I wanted to communicate with God, or see another world, or learn about the universe. I wanted knowledge an atheist would never accept. If I couldn't even have that, then at the very least I wanted inner peace. A resolution with the perceived demons in my head. A clean mind and soul before I left, to ease my passage into whatever comes after. I've always had an interest in psychedelics and entheogens, so I looked those up. Salvia, ayahuasca.
I resolved to purchase some Salvia divinorum, and a pipe, and smoke some. That was today. I haven't done all that yet, but I intended to. But... remember when I said the happy contentedness ended a bit after I got home? Before that moment I was resolute in my desires. I knew I was going to get some Salvia, I knew I wanted to die, I was pretty sure there was an afterlife. Which was unprecedented for me, but I didn't stop to think about that.
So I got home, I was resolute... and then thoughts started creeping into my mind. Rational ones. “Is there really an afterlife? How can there be? What reason could there possibly be for such a thing?” I tried to push those thoughts away. I held on to my confidence, but they kept coming. “How can there be a God? There is no reason, and no proof.” Etc, etc.

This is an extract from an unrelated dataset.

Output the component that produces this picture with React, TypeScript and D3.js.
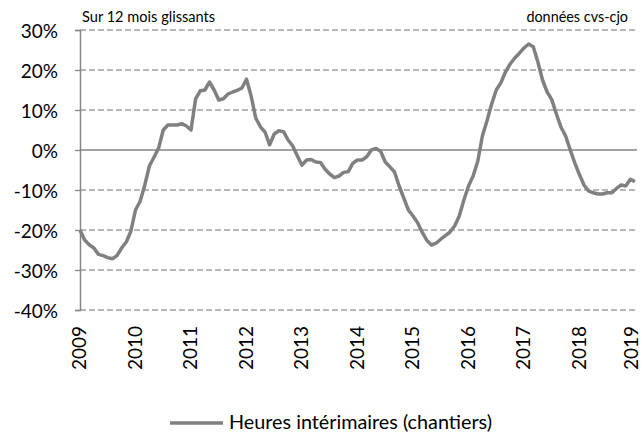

So... now I'm back where I was before all of this. Rational, logical, emotionally numb. Depressed. I look at my thought process today and my instinct tells me it was stupid, the ideas, the concepts, they were idiotic. And I want to trust my instincts, like I always have, but... I remember what it felt like. To be certain, and content with the idea of an afterlife. I felt alive then, more than I have in years. I want my instincts to be wrong. I, my conscious self, want to be right. I want that feeling back. I don't want to be rational anymore, I don't want to feel so cold and gloomy. I want to feel alive again.
5. I think what I had was a burst of F overpowering my T. Apparently emotional trauma will do that. Reading the descriptions for INFP, I realize that I was like that at some points in my life, and that part of me never really left. It's always been there, just... hiding, I guess. Under the surface. Shielded by the shell of rationality. I knew for a long time it was doing more harm than good, but I became dependent on it and never had the willpower to remove it.
I want to shed my protective shell. I want to forget rationality. I want to feel things. I want to experience emotion again. I want to be confident in my beliefs with no rational basis.
I want my feelings back.
And I want to calmly, contentedly, die, and move on, and live again. Maybe next time I won't be plagued by the demons I've had all my life. Maybe I'll meet some nice people, and grow up with them, and learn what it is to have a good friend in my life. And maybe I'll gain the willpower to do what I really, truly want, and not turn to nihilism again.
I want that. But I'm not sure how I got there to begin with, and I'm not sure if I can get there again.
And now my mother thinks I need a psychologist. Where before I told her how I felt and how I wanted to see a psychologist and she ignored my requests, now I try to explain all this to her, without even mentioning psychologists, and suddenly “I think it's time we bite the bullet”. Now I need to figure out what the hell I actually intend to do.
Your thoughts and opinions are appreciated.